Begin with the opening line of the records and extract each line through the one holding "ax = fig.add_axes([0.0169, 0.1827, 0.9521, 0.8173])"; pictures are not part of the copy.

(Records from a data source)
*-*-*

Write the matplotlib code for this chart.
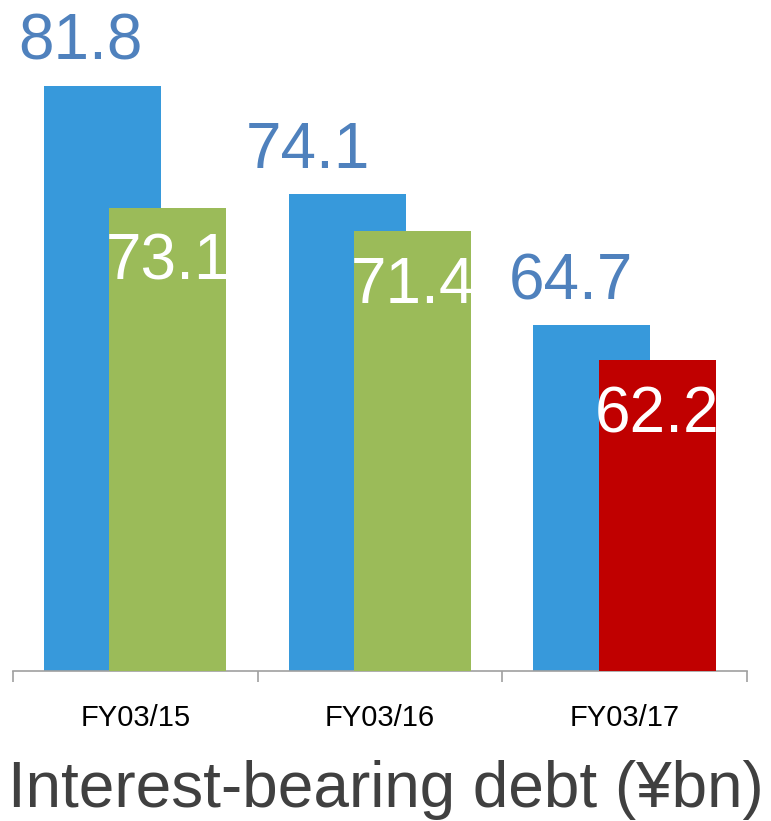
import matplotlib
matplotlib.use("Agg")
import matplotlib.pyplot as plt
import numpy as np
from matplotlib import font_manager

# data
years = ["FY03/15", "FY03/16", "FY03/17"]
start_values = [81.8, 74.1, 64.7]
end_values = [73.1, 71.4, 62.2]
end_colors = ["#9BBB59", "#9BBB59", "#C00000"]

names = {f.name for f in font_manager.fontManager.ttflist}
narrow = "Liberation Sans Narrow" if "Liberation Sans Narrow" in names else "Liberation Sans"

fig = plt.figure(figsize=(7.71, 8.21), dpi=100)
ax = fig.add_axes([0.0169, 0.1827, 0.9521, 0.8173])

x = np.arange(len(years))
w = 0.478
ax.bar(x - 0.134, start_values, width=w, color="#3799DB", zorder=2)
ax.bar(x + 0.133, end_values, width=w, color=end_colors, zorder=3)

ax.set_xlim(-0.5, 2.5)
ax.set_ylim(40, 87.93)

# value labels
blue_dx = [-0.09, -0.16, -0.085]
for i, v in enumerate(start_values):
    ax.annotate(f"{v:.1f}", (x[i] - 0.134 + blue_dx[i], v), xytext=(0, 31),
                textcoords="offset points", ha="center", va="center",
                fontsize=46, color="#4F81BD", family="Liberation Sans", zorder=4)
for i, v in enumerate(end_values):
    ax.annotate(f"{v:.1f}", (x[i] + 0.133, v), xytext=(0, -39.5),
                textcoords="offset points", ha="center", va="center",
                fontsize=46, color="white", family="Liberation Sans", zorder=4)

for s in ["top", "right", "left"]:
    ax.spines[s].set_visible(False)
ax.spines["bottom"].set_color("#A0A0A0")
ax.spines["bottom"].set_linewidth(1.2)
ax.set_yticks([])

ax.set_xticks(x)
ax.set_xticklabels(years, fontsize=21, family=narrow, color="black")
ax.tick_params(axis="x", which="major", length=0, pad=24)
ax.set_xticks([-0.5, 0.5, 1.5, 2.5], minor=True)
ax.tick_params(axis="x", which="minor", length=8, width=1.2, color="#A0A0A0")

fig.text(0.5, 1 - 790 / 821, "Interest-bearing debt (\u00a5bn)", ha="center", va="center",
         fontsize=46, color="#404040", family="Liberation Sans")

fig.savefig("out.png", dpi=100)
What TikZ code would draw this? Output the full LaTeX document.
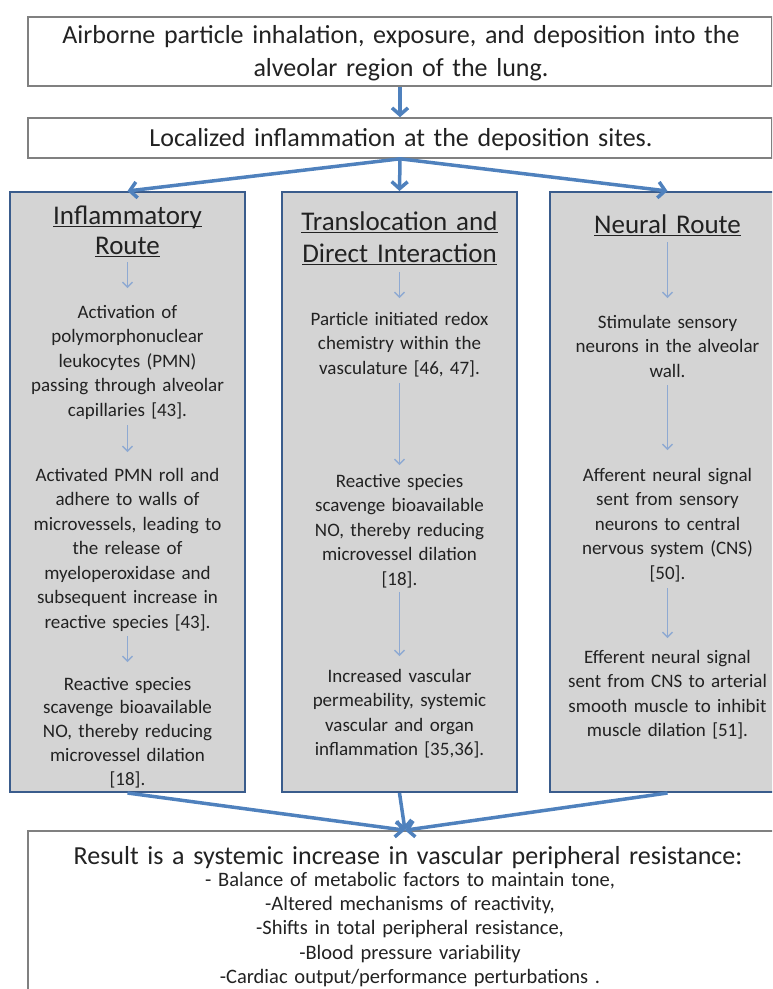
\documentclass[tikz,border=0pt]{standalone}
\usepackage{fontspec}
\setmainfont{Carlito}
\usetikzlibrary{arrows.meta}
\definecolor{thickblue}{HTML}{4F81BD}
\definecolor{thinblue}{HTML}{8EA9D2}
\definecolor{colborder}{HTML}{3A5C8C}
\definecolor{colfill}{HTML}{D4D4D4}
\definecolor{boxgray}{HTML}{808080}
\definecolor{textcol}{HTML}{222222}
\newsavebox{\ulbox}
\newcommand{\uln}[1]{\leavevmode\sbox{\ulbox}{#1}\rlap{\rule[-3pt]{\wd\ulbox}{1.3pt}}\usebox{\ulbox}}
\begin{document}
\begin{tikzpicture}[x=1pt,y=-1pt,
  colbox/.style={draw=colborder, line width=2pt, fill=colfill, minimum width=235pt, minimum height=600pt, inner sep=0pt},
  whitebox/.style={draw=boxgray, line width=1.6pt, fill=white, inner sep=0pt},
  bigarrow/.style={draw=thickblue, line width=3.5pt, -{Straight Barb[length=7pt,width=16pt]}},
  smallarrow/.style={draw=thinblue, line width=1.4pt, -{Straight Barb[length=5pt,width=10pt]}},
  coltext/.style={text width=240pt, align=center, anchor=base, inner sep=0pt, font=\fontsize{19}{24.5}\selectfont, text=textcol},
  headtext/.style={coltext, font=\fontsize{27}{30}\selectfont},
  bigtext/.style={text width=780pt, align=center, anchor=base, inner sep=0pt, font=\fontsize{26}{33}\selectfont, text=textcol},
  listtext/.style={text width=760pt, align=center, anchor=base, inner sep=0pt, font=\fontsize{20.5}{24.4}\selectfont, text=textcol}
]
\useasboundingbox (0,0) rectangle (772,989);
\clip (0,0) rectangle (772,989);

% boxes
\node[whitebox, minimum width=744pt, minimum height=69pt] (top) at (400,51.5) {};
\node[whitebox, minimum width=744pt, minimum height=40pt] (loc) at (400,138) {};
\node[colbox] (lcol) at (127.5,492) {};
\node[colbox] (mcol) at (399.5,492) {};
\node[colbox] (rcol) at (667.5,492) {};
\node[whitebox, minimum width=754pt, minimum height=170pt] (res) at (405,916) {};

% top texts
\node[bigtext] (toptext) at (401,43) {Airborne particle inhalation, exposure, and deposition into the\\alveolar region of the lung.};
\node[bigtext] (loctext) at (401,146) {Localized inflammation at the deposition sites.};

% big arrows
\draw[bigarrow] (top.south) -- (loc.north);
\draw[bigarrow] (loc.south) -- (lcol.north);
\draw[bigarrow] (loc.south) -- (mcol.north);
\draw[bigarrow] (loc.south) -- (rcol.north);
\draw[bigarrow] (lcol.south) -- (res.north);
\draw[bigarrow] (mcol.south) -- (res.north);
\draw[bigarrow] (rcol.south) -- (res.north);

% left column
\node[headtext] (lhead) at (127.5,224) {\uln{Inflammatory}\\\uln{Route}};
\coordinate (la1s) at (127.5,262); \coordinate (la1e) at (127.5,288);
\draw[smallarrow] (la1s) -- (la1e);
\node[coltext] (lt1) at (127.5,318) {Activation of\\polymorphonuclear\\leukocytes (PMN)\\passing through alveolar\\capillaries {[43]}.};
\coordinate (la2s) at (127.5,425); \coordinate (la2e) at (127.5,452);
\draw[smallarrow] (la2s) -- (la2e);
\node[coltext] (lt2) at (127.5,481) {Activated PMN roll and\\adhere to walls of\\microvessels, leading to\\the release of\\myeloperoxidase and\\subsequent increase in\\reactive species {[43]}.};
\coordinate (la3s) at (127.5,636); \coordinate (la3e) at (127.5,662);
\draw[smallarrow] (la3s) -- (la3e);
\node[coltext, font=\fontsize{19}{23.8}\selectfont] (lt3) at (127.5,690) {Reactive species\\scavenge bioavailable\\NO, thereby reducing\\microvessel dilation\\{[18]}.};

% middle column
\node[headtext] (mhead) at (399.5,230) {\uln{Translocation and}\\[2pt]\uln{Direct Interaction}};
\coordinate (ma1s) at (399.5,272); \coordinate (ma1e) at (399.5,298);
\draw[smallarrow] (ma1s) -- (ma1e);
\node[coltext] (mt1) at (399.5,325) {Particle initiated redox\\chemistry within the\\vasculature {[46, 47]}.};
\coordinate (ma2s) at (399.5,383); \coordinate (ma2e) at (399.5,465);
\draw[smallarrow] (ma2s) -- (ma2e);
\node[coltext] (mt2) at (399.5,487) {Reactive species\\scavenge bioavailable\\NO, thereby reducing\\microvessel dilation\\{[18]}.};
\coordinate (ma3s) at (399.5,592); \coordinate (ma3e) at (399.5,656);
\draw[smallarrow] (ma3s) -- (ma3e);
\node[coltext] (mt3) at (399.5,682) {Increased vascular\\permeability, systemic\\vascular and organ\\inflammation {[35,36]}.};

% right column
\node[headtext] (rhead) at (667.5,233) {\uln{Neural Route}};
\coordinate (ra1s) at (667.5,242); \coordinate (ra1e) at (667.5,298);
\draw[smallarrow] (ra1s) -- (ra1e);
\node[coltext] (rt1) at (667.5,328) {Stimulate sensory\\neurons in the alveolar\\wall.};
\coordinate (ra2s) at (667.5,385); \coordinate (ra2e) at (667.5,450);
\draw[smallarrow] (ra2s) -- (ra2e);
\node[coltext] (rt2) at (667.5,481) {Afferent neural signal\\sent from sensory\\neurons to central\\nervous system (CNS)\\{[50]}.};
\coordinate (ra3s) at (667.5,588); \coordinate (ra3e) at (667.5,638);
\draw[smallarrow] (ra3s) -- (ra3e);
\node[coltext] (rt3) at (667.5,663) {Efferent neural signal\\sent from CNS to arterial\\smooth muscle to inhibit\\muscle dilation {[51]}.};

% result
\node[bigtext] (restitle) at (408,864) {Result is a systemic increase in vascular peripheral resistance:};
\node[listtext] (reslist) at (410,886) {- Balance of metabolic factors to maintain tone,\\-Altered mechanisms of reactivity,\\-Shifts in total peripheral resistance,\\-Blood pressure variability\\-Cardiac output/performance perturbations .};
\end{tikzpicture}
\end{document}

*-*-*

● Exercise output
Write the matplotlib code for this chart.
import matplotlib
matplotlib.use("Agg")
import matplotlib.pyplot as plt
import numpy as np
from matplotlib import font_manager

# data
years = ["FY03/15", "FY03/16", "FY03/17"]
start_values = [81.8, 74.1, 64.7]
end_values = [73.1, 71.4, 62.2]
end_colors = ["#9BBB59", "#9BBB59", "#C00000"]

names = {f.name for f in font_manager.fontManager.ttflist}
narrow = "Liberation Sans Narrow" if "Liberation Sans Narrow" in names else "Liberation Sans"

fig = plt.figure(figsize=(7.71, 8.21), dpi=100)
ax = fig.add_axes([0.0169, 0.1827, 0.9521, 0.8173])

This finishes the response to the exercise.